Stack Overflow question: "Cross platform sound API for games?"
I agree with the accepted answer:
I'm a big fan of SFML Library. It does provide additional Graphic and Network features, but what is relevant to this question, is that it also has neat Audio package.
Audio features are:
- Uses hardware acceleration whenever possible
- Can load and save standard sound formats : ogg, wav, flac, aiff, au, raw, paf, svx, nist, voc, ircam, w64, mat4, mat5 pvf, htk, sds, avr, sd2, caf, wve, mpc2k, rf64
- Can load all audio resources directly from files in memory
- 3D sound spacialization
- Easy interface for capturing audio
- Manages memory efficiently, so that you don't have to worry about resources lifetime or storage
- Supports streaming for big files ; you can even write your custom streaming class for any source (network, ...)

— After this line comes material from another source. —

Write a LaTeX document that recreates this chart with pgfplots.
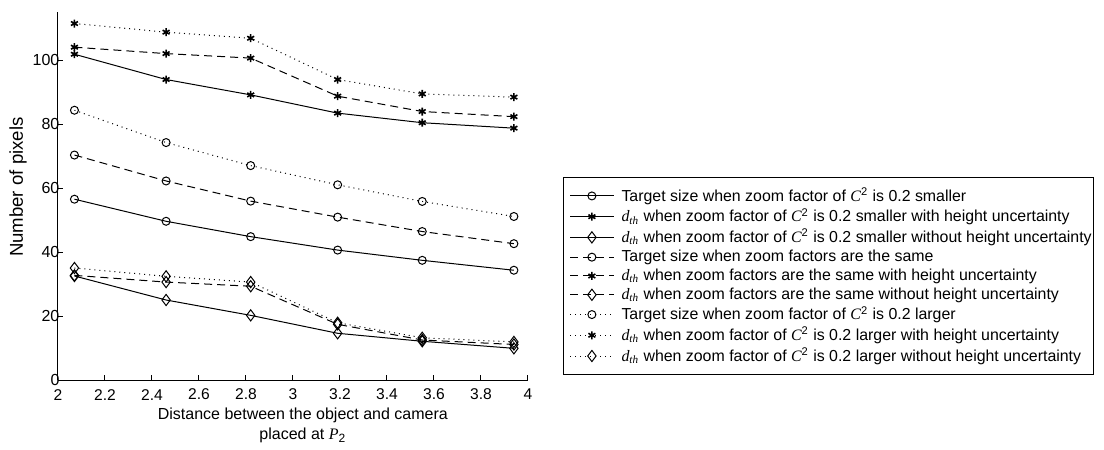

- Supports multi-channels formats (mono, stereo, 4.0, 5.1, 6.1, 7.1)
The sort of de-facto API for sound implementation in games these days as far as I'm concerned is FMOD.
It's free for non-commericial uses, and relatively inexpensive for "casual" (read: indie) development.
It is a bit overkill for the simple "play back this sound" requirement, but does provide a huge feature set that's well tested on all sorts of platforms.
I really like OpenAL as a cross-platform audio library. The API is a bit low level but you can easily wrap it into a nicer engine friendly interface. It's truly cross platform with first class support for: iPhone, Android, MacOSX, Windows, and Linux.
Take a look at Djinn Engine sound code. Two files, maybe 300 lines between them (counting comments etc) and you'vd got a workable sound system.
I've never build an audio centric game, so OpenAL might not fit the bill if extreme control is needed.
Additionally to FMOD, there is Audiokinetic Wwise, which is more and more used in the game industry as a professional cross-platform sound design tool and API. It has a large selection of effects (including convolution reverb), complex sound logic system, sound layering, profiling, interactive music tools, etc... It provides a good selection of decoding algorithms and is also free for non-commercial projects.